▸ **Data block**:
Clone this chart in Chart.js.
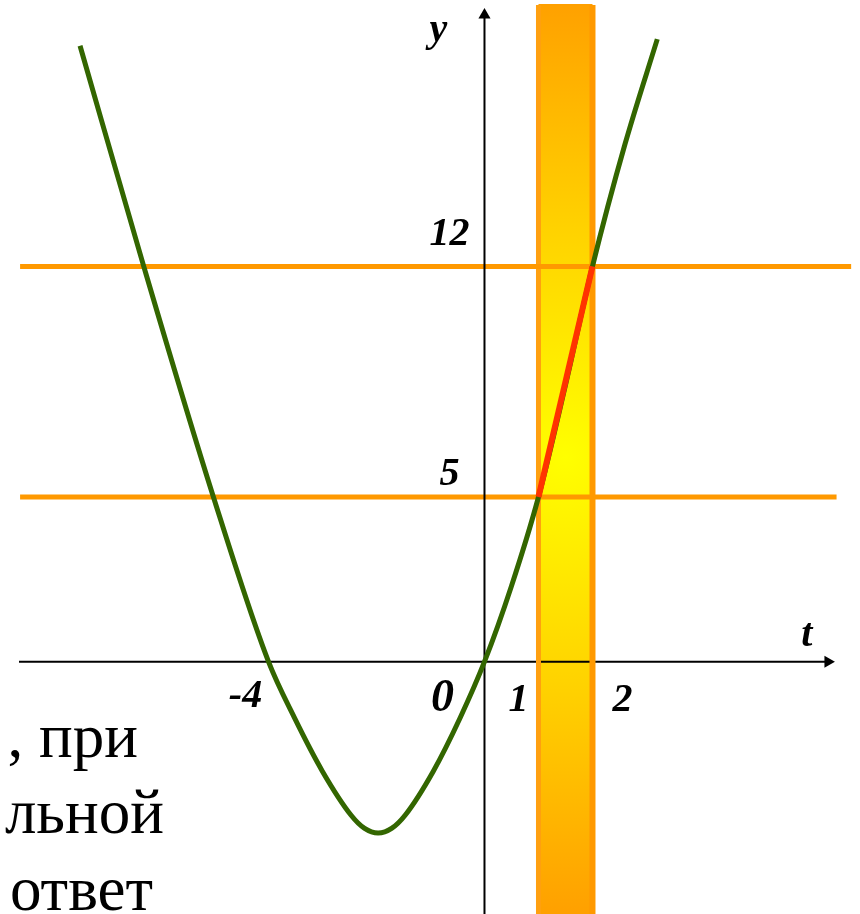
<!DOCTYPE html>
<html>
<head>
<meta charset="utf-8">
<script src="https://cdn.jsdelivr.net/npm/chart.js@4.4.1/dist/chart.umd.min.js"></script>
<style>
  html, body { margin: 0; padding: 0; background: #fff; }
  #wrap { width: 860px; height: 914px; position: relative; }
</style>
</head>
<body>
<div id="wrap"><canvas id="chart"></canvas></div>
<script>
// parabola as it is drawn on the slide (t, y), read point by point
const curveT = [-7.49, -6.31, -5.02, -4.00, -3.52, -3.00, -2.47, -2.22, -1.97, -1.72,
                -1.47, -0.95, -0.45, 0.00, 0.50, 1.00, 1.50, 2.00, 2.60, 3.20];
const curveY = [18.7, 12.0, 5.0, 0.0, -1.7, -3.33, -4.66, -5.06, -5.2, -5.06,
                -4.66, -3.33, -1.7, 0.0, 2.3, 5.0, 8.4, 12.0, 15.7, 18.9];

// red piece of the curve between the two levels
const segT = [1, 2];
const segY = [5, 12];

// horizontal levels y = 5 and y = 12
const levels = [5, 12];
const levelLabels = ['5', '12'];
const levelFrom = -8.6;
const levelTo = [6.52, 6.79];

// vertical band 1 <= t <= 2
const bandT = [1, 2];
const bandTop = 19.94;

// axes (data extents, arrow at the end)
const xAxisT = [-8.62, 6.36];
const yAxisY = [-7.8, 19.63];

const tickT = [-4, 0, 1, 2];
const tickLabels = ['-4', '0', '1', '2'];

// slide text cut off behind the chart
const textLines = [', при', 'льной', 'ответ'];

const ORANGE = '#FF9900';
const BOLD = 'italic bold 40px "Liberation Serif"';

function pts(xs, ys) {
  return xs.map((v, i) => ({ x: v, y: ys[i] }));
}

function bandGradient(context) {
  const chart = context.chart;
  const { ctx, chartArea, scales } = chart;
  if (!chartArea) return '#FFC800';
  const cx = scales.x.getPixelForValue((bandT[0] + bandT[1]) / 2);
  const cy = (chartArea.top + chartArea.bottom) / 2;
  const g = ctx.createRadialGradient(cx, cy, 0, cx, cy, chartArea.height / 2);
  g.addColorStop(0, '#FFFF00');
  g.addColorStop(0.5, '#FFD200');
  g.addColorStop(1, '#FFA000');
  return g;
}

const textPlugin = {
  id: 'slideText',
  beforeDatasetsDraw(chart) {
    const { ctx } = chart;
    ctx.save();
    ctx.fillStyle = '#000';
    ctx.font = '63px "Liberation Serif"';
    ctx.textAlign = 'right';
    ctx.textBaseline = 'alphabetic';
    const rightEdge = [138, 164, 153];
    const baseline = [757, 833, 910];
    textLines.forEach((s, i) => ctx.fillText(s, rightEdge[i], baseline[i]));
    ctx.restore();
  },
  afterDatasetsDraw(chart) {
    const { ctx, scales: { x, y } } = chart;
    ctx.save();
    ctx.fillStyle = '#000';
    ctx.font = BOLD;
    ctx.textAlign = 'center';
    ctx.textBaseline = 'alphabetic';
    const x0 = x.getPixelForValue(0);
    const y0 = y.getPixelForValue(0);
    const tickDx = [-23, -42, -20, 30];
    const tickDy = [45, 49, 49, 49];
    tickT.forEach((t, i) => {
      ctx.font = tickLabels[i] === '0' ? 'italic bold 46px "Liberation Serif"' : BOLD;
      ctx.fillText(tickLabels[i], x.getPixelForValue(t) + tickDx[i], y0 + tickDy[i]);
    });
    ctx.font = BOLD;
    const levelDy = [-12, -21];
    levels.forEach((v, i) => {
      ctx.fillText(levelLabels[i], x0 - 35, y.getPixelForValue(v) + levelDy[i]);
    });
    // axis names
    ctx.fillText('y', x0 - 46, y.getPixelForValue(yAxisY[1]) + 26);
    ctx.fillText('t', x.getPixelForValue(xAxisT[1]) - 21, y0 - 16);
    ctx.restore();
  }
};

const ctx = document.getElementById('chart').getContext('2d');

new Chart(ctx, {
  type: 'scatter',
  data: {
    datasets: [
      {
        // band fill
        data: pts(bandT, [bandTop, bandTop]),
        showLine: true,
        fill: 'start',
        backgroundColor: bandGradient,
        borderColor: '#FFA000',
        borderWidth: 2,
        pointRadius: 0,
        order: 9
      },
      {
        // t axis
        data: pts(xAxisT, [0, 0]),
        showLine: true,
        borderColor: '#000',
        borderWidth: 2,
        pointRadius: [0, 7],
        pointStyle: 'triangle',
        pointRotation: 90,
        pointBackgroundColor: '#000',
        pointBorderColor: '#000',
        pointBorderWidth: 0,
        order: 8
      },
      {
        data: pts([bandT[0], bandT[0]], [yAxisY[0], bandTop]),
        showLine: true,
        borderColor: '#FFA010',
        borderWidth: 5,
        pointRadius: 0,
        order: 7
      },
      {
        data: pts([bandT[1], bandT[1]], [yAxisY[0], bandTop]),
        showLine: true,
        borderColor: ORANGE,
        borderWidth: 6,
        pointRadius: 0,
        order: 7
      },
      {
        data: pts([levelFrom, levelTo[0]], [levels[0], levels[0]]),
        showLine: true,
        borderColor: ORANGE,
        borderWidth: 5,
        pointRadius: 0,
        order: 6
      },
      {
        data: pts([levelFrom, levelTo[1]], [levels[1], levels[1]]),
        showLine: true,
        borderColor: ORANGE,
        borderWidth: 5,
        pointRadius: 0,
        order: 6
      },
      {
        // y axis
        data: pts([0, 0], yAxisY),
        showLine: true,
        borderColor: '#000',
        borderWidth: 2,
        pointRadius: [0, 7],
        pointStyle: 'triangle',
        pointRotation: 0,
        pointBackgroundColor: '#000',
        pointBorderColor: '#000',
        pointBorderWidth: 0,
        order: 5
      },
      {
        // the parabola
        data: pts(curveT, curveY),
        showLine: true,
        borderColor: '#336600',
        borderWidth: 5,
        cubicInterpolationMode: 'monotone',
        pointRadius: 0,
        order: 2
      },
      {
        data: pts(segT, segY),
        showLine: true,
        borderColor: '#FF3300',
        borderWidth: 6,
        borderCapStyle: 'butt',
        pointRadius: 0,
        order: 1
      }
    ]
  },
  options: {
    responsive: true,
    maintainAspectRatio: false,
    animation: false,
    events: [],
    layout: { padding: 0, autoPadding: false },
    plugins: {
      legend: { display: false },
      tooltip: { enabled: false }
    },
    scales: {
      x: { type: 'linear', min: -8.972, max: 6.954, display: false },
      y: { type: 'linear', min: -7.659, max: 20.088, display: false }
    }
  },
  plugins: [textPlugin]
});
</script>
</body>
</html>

▸ **What you are asked to do**:
Without the pictures, print the whole listing exactly as given.

▸ **Correct response**:
Clone this chart in Chart.js.
<!DOCTYPE html>
<html>
<head>
<meta charset="utf-8">
<script src="https://cdn.jsdelivr.net/npm/chart.js@4.4.1/dist/chart.umd.min.js"></script>
<style>
  html, body { margin: 0; padding: 0; background: #fff; }
  #wrap { width: 860px; height: 914px; position: relative; }
</style>
</head>
<body>
<div id="wrap"><canvas id="chart"></canvas></div>
<script>
// parabola as it is drawn on the slide (t, y), read point by point
const curveT = [-7.49, -6.31, -5.02, -4.00, -3.52, -3.00, -2.47, -2.22, -1.97, -1.72,
                -1.47, -0.95, -0.45, 0.00, 0.50, 1.00, 1.50, 2.00, 2.60, 3.20];
const curveY = [18.7, 12.0, 5.0, 0.0, -1.7, -3.33, -4.66, -5.06, -5.2, -5.06,
                -4.66, -3.33, -1.7, 0.0, 2.3, 5.0, 8.4, 12.0, 15.7, 18.9];

// red piece of the curve between the two levels
const segT = [1, 2];
const segY = [5, 12];

// horizontal levels y = 5 and y = 12
const levels = [5, 12];
const levelLabels = ['5', '12'];
const levelFrom = -8.6;
const levelTo = [6.52, 6.79];

// vertical band 1 <= t <= 2
const bandT = [1, 2];
const bandTop = 19.94;

// axes (data extents, arrow at the end)
const xAxisT = [-8.62, 6.36];
const yAxisY = [-7.8, 19.63];

const tickT = [-4, 0, 1, 2];
const tickLabels = ['-4', '0', '1', '2'];

// slide text cut off behind the chart
const textLines = [', при', 'льной', 'ответ'];

const ORANGE = '#FF9900';
const BOLD = 'italic bold 40px "Liberation Serif"';

function pts(xs, ys) {
  return xs.map((v, i) => ({ x: v, y: ys[i] }));
}

function bandGradient(context) {
  const chart = context.chart;
  const { ctx, chartArea, scales } = chart;
  if (!chartArea) return '#FFC800';
  const cx = scales.x.getPixelForValue((bandT[0] + bandT[1]) / 2);
  const cy = (chartArea.top + chartArea.bottom) / 2;
  const g = ctx.createRadialGradient(cx, cy, 0, cx, cy, chartArea.height / 2);
  g.addColorStop(0, '#FFFF00');
  g.addColorStop(0.5, '#FFD200');
  g.addColorStop(1, '#FFA000');
  return g;
}

const textPlugin = {
  id: 'slideText',
  beforeDatasetsDraw(chart) {
    const { ctx } = chart;
    ctx.save();
    ctx.fillStyle = '#000';
    ctx.font = '63px "Liberation Serif"';
    ctx.textAlign = 'right';
    ctx.textBaseline = 'alphabetic';
    const rightEdge = [138, 164, 153];
    const baseline = [757, 833, 910];
    textLines.forEach((s, i) => ctx.fillText(s, rightEdge[i], baseline[i]));
    ctx.restore();
  },
  afterDatasetsDraw(chart) {
    const { ctx, scales: { x, y } } = chart;
    ctx.save();
    ctx.fillStyle = '#000';
    ctx.font = BOLD;
    ctx.textAlign = 'center';
    ctx.textBaseline = 'alphabetic';
    const x0 = x.getPixelForValue(0);
    const y0 = y.getPixelForValue(0);
    const tickDx = [-23, -42, -20, 30];
    const tickDy = [45, 49, 49, 49];
    tickT.forEach((t, i) => {
      ctx.font = tickLabels[i] === '0' ? 'italic bold 46px "Liberation Serif"' : BOLD;
      ctx.fillText(tickLabels[i], x.getPixelForValue(t) + tickDx[i], y0 + tickDy[i]);
    });
    ctx.font = BOLD;
    const levelDy = [-12, -21];
    levels.forEach((v, i) => {
      ctx.fillText(levelLabels[i], x0 - 35, y.getPixelForValue(v) + levelDy[i]);
    });
    // axis names
    ctx.fillText('y', x0 - 46, y.getPixelForValue(yAxisY[1]) + 26);
    ctx.fillText('t', x.getPixelForValue(xAxisT[1]) - 21, y0 - 16);
    ctx.restore();
  }
};

const ctx = document.getElementById('chart').getContext('2d');

new Chart(ctx, {
  type: 'scatter',
  data: {
    datasets: [
      {
        // band fill
        data: pts(bandT, [bandTop, bandTop]),
        showLine: true,
        fill: 'start',
        backgroundColor: bandGradient,
        borderColor: '#FFA000',
        borderWidth: 2,
        pointRadius: 0,
        order: 9
      },
      {
        // t axis
        data: pts(xAxisT, [0, 0]),
        showLine: true,
        borderColor: '#000',
        borderWidth: 2,
        pointRadius: [0, 7],
        pointStyle: 'triangle',
        pointRotation: 90,
        pointBackgroundColor: '#000',
        pointBorderColor: '#000',
        pointBorderWidth: 0,
        order: 8
      },
      {
        data: pts([bandT[0], bandT[0]], [yAxisY[0], bandTop]),
        showLine: true,
        borderColor: '#FFA010',
        borderWidth: 5,
        pointRadius: 0,
        order: 7
      },
      {
        data: pts([bandT[1], bandT[1]], [yAxisY[0], bandTop]),
        showLine: true,
        borderColor: ORANGE,
        borderWidth: 6,
        pointRadius: 0,
        order: 7
      },
      {
        data: pts([levelFrom, levelTo[0]], [levels[0], levels[0]]),
        showLine: true,
        borderColor: ORANGE,
        borderWidth: 5,
        pointRadius: 0,
        order: 6
      },
      {
        data: pts([levelFrom, levelTo[1]], [levels[1], levels[1]]),
        showLine: true,
        borderColor: ORANGE,
        borderWidth: 5,
        pointRadius: 0,
        order: 6
      },
      {
        // y axis
        data: pts([0, 0], yAxisY),
        showLine: true,
        borderColor: '#000',
        borderWidth: 2,
        pointRadius: [0, 7],
        pointStyle: 'triangle',
        pointRotation: 0,
        pointBackgroundColor: '#000',
        pointBorderColor: '#000',
        pointBorderWidth: 0,
        order: 5
      },
      {
        // the parabola
        data: pts(curveT, curveY),
        showLine: true,
        borderColor: '#336600',
        borderWidth: 5,
        cubicInterpolationMode: 'monotone',
        pointRadius: 0,
        order: 2
      },
      {
        data: pts(segT, segY),
        showLine: true,
        borderColor: '#FF3300',
        borderWidth: 6,
        borderCapStyle: 'butt',
        pointRadius: 0,
        order: 1
      }
    ]
  },
  options: {
    responsive: true,
    maintainAspectRatio: false,
    animation: false,
    events: [],
    layout: { padding: 0, autoPadding: false },
    plugins: {
      legend: { display: false },
      tooltip: { enabled: false }
    },
    scales: {
      x: { type: 'linear', min: -8.972, max: 6.954, display: false },
      y: { type: 'linear', min: -7.659, max: 20.088, display: false }
    }
  },
  plugins: [textPlugin]
});
</script>
</body>
</html>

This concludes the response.